Another unique feature of Radium Springs is the Leasburg Dam. Constructed in 1908, it is one of the oldest diversion dams in New Mexico which was constructed not to hold back the flow of the Rio Grande river, but to instead divert it into a system of canals for use by nearby farms. Leasburg Dam State Park offers year-round camping, picnicking, and bird watching. From about mid-March to mid-October the park is also a venue for fishing, canoeing, and kayaking in the Rio Grande.

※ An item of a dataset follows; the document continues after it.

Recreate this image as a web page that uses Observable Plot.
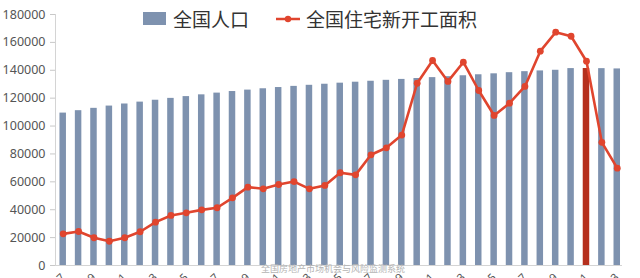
<!DOCTYPE html>
<html>
<head>
<meta charset="utf-8">
<script src="https://cdn.jsdelivr.net/npm/d3@7"></script>
<script src="https://cdn.jsdelivr.net/npm/@observablehq/plot@0.6"></script>
<style>
  html, body { margin: 0; padding: 0; background: #fff; overflow: hidden; }
  #wrap { position: relative; width: 640px; height: 278px; overflow: hidden; }
  #wrap svg { overflow: hidden; }
  #legend { position: absolute; left: 143px; top: 5px; display: flex; align-items: center;
    font-family: "Noto Sans CJK SC", "Noto Sans", sans-serif; font-size: 19px; color: #333; }
  .sw { display: inline-block; width: 23px; height: 13px; background: #7e92af; margin-right: 7px; }
  #wm { position: absolute; left: 261px; top: 262px; font-family: "Noto Sans CJK SC", sans-serif;
    font-size: 9px; color: #b4b4b4; white-space: nowrap; }
</style>
</head>
<body>
<div id="wrap">
  <div id="chart"></div>
  <div id="legend">
    <span class="sw"></span><span>全国人口</span>
    <svg width="26" height="14" style="margin-left:26px;margin-right:5px">
      <line x1="1" x2="25" y1="7" y2="7" stroke="#e0452e" stroke-width="2.5"></line>
      <circle cx="13" cy="7" r="3.2" fill="#e0452e"></circle>
    </svg>
    <span>全国住宅新开工面积</span>
  </div>
  <div id="wm">全国房地产市场机会与风险监测系统</div>
</div>
<script>
const years = d3.range(1987, 2024);
const population = [109300, 111026, 112704, 114333, 115823, 117171, 118517, 119850, 121121, 122389,
  123626, 124761, 125786, 126743, 127627, 128453, 129227, 129988, 130756, 131448,
  132129, 132802, 133450, 134091, 134735, 135404, 136072, 136782, 137462, 138271,
  139008, 139538, 140005, 141212, 141260, 141175, 140967];
const newStarts = [22700, 24400, 19900, 17400, 19900, 24200, 31100, 35900, 37800, 39900,
  41400, 48500, 56200, 55000, 58100, 60200, 55000, 57400, 66500, 65000,
  79400, 84400, 93500, 130700, 147000, 132000, 145800, 125500, 107600, 116400,
  128400, 153700, 167300, 164400, 146500, 88300, 69800];
const highlightYear = 2021;
const yTicks = d3.range(0, 180001, 20000);
const xTickYears = years.filter((y, i) => i % 2 === 0);

const data = years.map((year, i) => ({year, pop: population[i], starts: newStarts[i]}));

const chart = Plot.plot({
  width: 640,
  height: 278,
  marginLeft: 55,
  marginRight: 18,
  marginTop: 14,
  marginBottom: 13,
  style: {fontFamily: "'Noto Sans', sans-serif", background: "#fff"},
  x: {type: "band", domain: years, padding: 0.578, round: false, range: [50.56, 628.9], axis: null, label: null},
  y: {domain: [0, 180000], axis: null, label: null},
  marks: [
    Plot.frame({anchor: "left", stroke: "#d4d4d4"}),
    Plot.barY(data.filter(d => d.year !== highlightYear), {x: "year", y: "pop", fill: "#7e92af"}),
    Plot.barY(data.filter(d => d.year === highlightYear), {x: "year", y: "pop", fill: "#b5301d"}),
    Plot.ruleY([0], {stroke: "#d4d4d4"}),
    Plot.axisY({ticks: yTicks, tickSize: 5, tickPadding: 5, fontSize: 12.5, stroke: "#c8c8c8",
      color: "#555", label: null, tickFormat: d => String(d)}),
    Plot.axisX({ticks: xTickYears, tickSize: 0, tickPadding: 10, tickRotate: -45, fontSize: 11,
      color: "#555", label: null}),
    Plot.line(data, {x: "year", y: "starts", stroke: "#e0452e", strokeWidth: 2.6, curve: "linear"}),
    Plot.dot(data, {x: "year", y: "starts", r: 3.4, fill: "#e0452e"})
  ]
});
document.getElementById("chart").appendChild(chart);
</script>
</body>
</html>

The most popular site to visit is Fort Selden State Monument. Built in 1865 by troops from Albuquerque, the entire post was constructed of adobe with the exception of the Administration Building. The fort was established in an effort to bring peace to the south central region of present day New Mexico. Housing units of the U.S. Infantry and Cavalry, the intent was to protect settlers and travelers in the Mesilla Valley from desperados and Apache Indians. Several of the units stationed at the fort were black troopers, referred to as Buffalo Soldiers. A young Douglas Mac Arthur called the fort home while his father was post commander in the late 1880s. By 1890 criminals and raiding parties were no longer considered a threat as hostilities and, like many small forts in the Southwest, the government decommissioned the fort and it was abandoned in 1891. Today the stark adobe brick walls of the frontier past evoke a feeling of personal connection to the past. A visitor center offers exhibits on frontier and military life and living history demonstrations are occasionally offered on weekends from 1-4 pm, May 1-Sept. 15.
Before you leave Radium Springs, be sure to quench your thirst at Fort Selden Winery. They offer wine tastings every Friday, Saturday and Sunday from Noon until 5 pm!